------ SOURCE DATA

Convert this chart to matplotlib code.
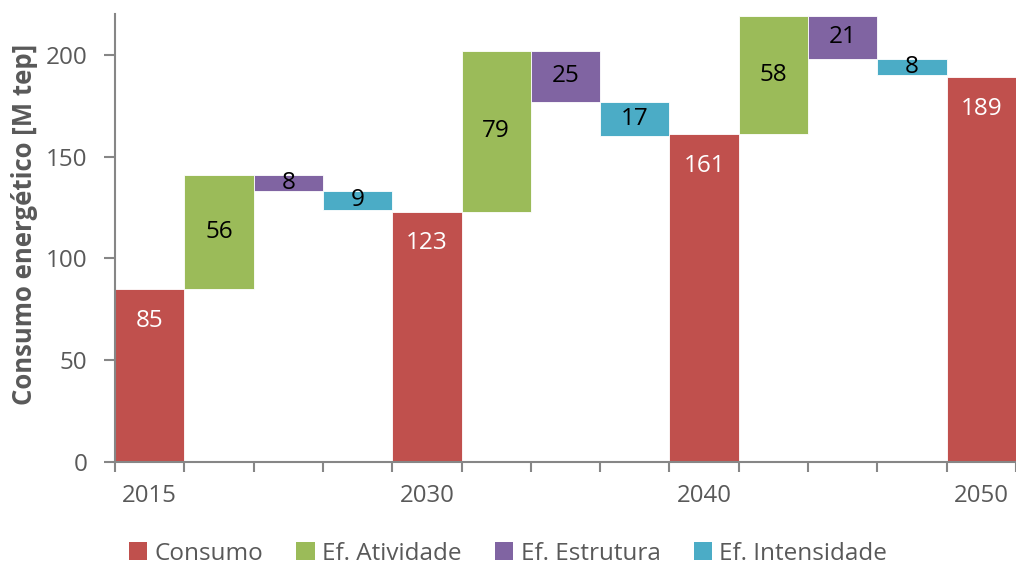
import matplotlib
matplotlib.use("Agg")
import matplotlib.pyplot as plt
from matplotlib.patches import Patch
import numpy as np

# ── data ────────────────────────────────────────────────────────────────────
years = ["2015", "2030", "2040", "2050"]
consumo = [85, 123, 161, 189]
ef_atividade = [56, 79, 58]
ef_estrutura = [-8, -25, -21]
ef_intensidade = [-9, -17, -8]

series_names = ["Consumo", "Ef. Atividade", "Ef. Estrutura", "Ef. Intensidade"]
COLORS = {
    "Consumo": "#C0504D",
    "Ef. Atividade": "#9BBB59",
    "Ef. Estrutura": "#8064A2",
    "Ef. Intensidade": "#4BACC6",
}
GREY = "#595959"
AXIS = "#868686"

plt.rcParams.update({
    "font.family": ["Open Sans", "DejaVu Sans"],
    "font.size": 17,
})

# build the waterfall sequence
bars = []  # (series, bottom, height, label)
for i, c in enumerate(consumo):
    bars.append(("Consumo", 0, c, c))
    if i < len(ef_atividade):
        level = c
        for name, vals in [("Ef. Atividade", ef_atividade),
                           ("Ef. Estrutura", ef_estrutura),
                           ("Ef. Intensidade", ef_intensidade)]:
            v = vals[i]
            bars.append((name, min(level, level + v), abs(v), abs(v)))
            level += v

x = np.arange(len(bars))

fig = plt.figure(figsize=(10.16, 5.66), dpi=100)
ax = fig.add_axes([0.1132, 0.1837, 0.8868, 0.7915])

for xi, (name, bottom, height, lab) in zip(x, bars):
    ax.bar(xi, height, width=1.0, bottom=bottom, color=COLORS[name],
           edgecolor="white", linewidth=0.6)
    if name == "Consumo":
        ax.text(xi, bottom + height - 15.5, f"{lab}", ha="center", va="center",
                color="white", fontsize=17.5)
    else:
        ax.text(xi, bottom + height / 2, f"{lab}", ha="center", va="center",
                color="black", fontsize=17.5)

ax.set_xlim(-0.5, len(bars) - 0.5)
ax.set_ylim(0, 220)
ax.set_yticks([0, 50, 100, 150, 200])

# category labels only on the consumption bars, tick marks on boundaries
ax.set_xticks([i for i, b in enumerate(bars) if b[0] == "Consumo"])
ax.set_xticklabels(years)
ax.set_xticks(np.arange(-0.5, len(bars)), minor=True)
ax.tick_params(axis="x", which="major", length=0, pad=16, labelsize=17.3,
               labelcolor=GREY)
ax.tick_params(axis="x", which="minor", length=7, width=1.5, color=AXIS)
ax.tick_params(axis="y", length=8, width=1.5, color=AXIS, labelsize=17.5,
               labelcolor=GREY, pad=12)

for side in ["top", "right"]:
    ax.spines[side].set_visible(False)
for side in ["left", "bottom"]:
    ax.spines[side].set_color(AXIS)
    ax.spines[side].set_linewidth(1.5)

ax.set_ylabel("Consumo energético [M tep]", fontsize=18.5, fontweight="bold",
              color=GREY)
ax.yaxis.set_label_coords(-0.086, 0.53)

handles = [Patch(facecolor=COLORS[n], edgecolor="none", label=n) for n in series_names]
fig.legend(handles=handles, loc="lower center", ncol=4, frameon=False,
           bbox_to_anchor=(0.5, -0.038), fontsize=17.5, labelcolor=GREY,
           handlelength=0.75, handleheight=0.75, handletextpad=0.3,
           columnspacing=1.38)

fig.savefig("out.png", dpi=100)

------------

## EXERCISE REQUIREMENTS
Copy nothing but the lines from the top of the data down to the line containing "ax.set_yticks([0, 50, 100, 150, 200])", and leave the pictures out.

## ANSWER
Convert this chart to matplotlib code.
import matplotlib
matplotlib.use("Agg")
import matplotlib.pyplot as plt
from matplotlib.patches import Patch
import numpy as np

# ── data ────────────────────────────────────────────────────────────────────
years = ["2015", "2030", "2040", "2050"]
consumo = [85, 123, 161, 189]
ef_atividade = [56, 79, 58]
ef_estrutura = [-8, -25, -21]
ef_intensidade = [-9, -17, -8]

series_names = ["Consumo", "Ef. Atividade", "Ef. Estrutura", "Ef. Intensidade"]
COLORS = {
    "Consumo": "#C0504D",
    "Ef. Atividade": "#9BBB59",
    "Ef. Estrutura": "#8064A2",
    "Ef. Intensidade": "#4BACC6",
}
GREY = "#595959"
AXIS = "#868686"

plt.rcParams.update({
    "font.family": ["Open Sans", "DejaVu Sans"],
    "font.size": 17,
})

# build the waterfall sequence
bars = []  # (series, bottom, height, label)
for i, c in enumerate(consumo):
    bars.append(("Consumo", 0, c, c))
    if i < len(ef_atividade):
        level = c
        for name, vals in [("Ef. Atividade", ef_atividade),
                           ("Ef. Estrutura", ef_estrutura),
                           ("Ef. Intensidade", ef_intensidade)]:
            v = vals[i]
            bars.append((name, min(level, level + v), abs(v), abs(v)))
            level += v

x = np.arange(len(bars))

fig = plt.figure(figsize=(10.16, 5.66), dpi=100)
ax = fig.add_axes([0.1132, 0.1837, 0.8868, 0.7915])

for xi, (name, bottom, height, lab) in zip(x, bars):
    ax.bar(xi, height, width=1.0, bottom=bottom, color=COLORS[name],
           edgecolor="white", linewidth=0.6)
    if name == "Consumo":
        ax.text(xi, bottom + height - 15.5, f"{lab}", ha="center", va="center",
                color="white", fontsize=17.5)
    else:
        ax.text(xi, bottom + height / 2, f"{lab}", ha="center", va="center",
                color="black", fontsize=17.5)

ax.set_xlim(-0.5, len(bars) - 0.5)
ax.set_ylim(0, 220)
ax.set_yticks([0, 50, 100, 150, 200])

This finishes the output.